→ Task details
Search the data below for the word "React" and copy each line that holds it.
+++
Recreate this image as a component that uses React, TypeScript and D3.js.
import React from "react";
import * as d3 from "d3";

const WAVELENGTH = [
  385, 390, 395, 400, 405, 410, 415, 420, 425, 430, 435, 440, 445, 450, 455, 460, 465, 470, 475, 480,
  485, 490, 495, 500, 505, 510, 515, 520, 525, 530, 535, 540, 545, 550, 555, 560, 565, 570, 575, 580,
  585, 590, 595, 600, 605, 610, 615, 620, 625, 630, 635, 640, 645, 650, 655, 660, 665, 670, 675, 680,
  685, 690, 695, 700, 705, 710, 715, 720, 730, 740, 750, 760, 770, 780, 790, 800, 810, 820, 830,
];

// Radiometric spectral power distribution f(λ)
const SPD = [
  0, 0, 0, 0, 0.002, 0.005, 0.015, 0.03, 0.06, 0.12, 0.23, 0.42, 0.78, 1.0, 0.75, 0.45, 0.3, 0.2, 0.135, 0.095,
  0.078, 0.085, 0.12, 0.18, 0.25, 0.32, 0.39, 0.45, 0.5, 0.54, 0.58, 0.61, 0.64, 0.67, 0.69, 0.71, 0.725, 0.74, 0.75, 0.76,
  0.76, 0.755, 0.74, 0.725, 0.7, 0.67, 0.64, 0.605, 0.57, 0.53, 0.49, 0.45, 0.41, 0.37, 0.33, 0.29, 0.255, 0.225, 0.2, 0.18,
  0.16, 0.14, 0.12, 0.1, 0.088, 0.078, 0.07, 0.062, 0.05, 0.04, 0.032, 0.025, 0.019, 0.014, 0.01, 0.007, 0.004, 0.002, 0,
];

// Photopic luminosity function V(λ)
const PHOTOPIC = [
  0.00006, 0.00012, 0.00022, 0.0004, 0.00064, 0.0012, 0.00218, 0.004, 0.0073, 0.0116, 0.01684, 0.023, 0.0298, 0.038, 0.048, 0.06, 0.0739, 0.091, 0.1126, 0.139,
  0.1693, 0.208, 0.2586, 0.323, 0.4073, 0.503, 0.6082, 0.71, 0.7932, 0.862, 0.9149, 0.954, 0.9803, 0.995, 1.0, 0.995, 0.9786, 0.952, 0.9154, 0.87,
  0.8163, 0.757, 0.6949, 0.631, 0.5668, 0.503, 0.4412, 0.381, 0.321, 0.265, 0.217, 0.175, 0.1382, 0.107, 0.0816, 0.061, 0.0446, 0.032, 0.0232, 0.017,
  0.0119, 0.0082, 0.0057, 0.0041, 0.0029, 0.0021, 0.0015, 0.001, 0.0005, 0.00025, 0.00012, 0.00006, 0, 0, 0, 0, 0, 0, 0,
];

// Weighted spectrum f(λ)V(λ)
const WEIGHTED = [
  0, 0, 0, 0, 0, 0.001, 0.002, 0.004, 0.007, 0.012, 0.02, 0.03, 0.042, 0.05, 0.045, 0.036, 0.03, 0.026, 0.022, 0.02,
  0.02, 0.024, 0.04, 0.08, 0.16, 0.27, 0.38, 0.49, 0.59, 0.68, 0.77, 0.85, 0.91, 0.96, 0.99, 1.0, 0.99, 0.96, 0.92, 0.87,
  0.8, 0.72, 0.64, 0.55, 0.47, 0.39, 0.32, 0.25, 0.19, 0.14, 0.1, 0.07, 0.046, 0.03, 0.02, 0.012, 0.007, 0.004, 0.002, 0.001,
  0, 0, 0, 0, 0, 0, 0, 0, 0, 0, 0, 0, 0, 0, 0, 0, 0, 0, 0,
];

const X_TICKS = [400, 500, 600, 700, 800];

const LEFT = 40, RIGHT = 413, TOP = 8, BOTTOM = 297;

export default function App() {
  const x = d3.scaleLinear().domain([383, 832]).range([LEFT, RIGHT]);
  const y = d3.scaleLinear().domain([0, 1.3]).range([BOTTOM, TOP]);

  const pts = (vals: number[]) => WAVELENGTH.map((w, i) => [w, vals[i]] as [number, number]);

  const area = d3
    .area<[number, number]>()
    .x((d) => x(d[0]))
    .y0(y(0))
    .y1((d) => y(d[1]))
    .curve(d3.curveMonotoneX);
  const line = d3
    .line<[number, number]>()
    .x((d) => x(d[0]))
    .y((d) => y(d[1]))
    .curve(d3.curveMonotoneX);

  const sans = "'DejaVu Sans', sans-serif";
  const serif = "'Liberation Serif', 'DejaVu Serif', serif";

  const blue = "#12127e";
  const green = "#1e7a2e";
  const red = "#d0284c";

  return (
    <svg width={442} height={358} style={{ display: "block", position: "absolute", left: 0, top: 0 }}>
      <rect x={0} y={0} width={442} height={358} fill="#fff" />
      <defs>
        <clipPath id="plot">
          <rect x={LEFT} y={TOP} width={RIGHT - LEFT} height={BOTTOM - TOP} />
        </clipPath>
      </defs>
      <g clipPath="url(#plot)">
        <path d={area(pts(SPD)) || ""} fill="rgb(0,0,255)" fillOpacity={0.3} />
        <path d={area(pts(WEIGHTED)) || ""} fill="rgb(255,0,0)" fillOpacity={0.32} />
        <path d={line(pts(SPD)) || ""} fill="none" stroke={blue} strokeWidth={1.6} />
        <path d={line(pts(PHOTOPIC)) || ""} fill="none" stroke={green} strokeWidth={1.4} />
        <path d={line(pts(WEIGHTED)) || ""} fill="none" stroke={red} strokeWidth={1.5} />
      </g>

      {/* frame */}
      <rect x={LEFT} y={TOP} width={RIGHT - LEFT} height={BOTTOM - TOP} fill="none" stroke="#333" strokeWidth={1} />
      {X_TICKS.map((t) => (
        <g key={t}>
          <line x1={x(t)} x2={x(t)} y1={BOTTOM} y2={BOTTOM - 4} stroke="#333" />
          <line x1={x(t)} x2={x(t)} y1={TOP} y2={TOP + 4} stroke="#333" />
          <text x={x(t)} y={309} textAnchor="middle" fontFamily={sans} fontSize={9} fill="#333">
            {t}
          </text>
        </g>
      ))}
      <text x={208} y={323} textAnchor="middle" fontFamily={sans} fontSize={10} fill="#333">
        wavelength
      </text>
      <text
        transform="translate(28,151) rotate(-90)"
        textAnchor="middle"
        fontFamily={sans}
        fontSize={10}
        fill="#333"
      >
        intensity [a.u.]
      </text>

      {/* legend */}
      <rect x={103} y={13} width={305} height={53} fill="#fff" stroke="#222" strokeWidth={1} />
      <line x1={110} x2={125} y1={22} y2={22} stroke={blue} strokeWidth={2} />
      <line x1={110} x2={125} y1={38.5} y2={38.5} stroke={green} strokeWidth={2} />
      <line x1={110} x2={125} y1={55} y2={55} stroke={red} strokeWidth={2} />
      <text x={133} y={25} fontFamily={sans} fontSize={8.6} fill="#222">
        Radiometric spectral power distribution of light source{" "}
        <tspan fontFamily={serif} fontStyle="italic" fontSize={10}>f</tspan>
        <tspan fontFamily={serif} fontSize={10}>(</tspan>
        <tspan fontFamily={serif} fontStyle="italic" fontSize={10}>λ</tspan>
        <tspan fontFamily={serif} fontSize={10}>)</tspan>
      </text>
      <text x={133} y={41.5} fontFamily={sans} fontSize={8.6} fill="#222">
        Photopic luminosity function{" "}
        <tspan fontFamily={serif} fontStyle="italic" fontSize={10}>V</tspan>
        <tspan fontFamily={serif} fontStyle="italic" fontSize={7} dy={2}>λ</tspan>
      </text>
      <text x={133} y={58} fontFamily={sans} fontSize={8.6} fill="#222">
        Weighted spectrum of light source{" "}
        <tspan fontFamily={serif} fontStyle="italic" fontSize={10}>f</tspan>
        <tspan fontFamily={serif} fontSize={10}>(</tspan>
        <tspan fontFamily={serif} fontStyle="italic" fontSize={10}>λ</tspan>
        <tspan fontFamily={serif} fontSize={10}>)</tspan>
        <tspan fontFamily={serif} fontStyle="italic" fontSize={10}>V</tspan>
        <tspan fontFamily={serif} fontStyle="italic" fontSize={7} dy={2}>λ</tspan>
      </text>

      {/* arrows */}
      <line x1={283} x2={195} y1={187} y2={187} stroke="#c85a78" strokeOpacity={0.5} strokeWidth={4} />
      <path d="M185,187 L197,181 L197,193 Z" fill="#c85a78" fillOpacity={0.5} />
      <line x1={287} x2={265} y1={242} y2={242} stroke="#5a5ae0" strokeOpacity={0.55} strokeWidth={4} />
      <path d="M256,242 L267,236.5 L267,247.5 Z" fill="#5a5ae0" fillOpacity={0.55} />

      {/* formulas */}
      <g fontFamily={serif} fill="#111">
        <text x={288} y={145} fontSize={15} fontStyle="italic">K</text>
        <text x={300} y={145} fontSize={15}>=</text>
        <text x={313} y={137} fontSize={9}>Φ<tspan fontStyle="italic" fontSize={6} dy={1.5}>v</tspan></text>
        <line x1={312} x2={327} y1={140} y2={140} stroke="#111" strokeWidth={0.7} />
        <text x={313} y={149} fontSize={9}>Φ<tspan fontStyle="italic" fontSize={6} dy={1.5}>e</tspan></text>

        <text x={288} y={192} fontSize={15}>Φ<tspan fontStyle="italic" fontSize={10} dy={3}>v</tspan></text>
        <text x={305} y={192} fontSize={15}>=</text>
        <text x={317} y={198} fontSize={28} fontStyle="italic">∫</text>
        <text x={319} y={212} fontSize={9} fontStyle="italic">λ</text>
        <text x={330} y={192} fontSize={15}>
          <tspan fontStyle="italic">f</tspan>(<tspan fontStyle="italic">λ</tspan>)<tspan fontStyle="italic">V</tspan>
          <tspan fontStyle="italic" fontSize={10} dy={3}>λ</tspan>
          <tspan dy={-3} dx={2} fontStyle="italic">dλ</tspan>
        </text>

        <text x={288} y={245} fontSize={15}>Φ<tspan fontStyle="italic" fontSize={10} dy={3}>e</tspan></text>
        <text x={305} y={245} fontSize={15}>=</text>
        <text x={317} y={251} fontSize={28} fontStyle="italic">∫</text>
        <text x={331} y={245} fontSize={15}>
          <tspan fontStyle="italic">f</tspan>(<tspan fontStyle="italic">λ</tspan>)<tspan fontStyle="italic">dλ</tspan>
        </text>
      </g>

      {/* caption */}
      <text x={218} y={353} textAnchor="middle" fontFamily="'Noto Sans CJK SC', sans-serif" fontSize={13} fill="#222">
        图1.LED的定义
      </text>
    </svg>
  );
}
+++
→ Response to this exercise
Recreate this image as a component that uses React, TypeScript and D3.js.
import React from "react";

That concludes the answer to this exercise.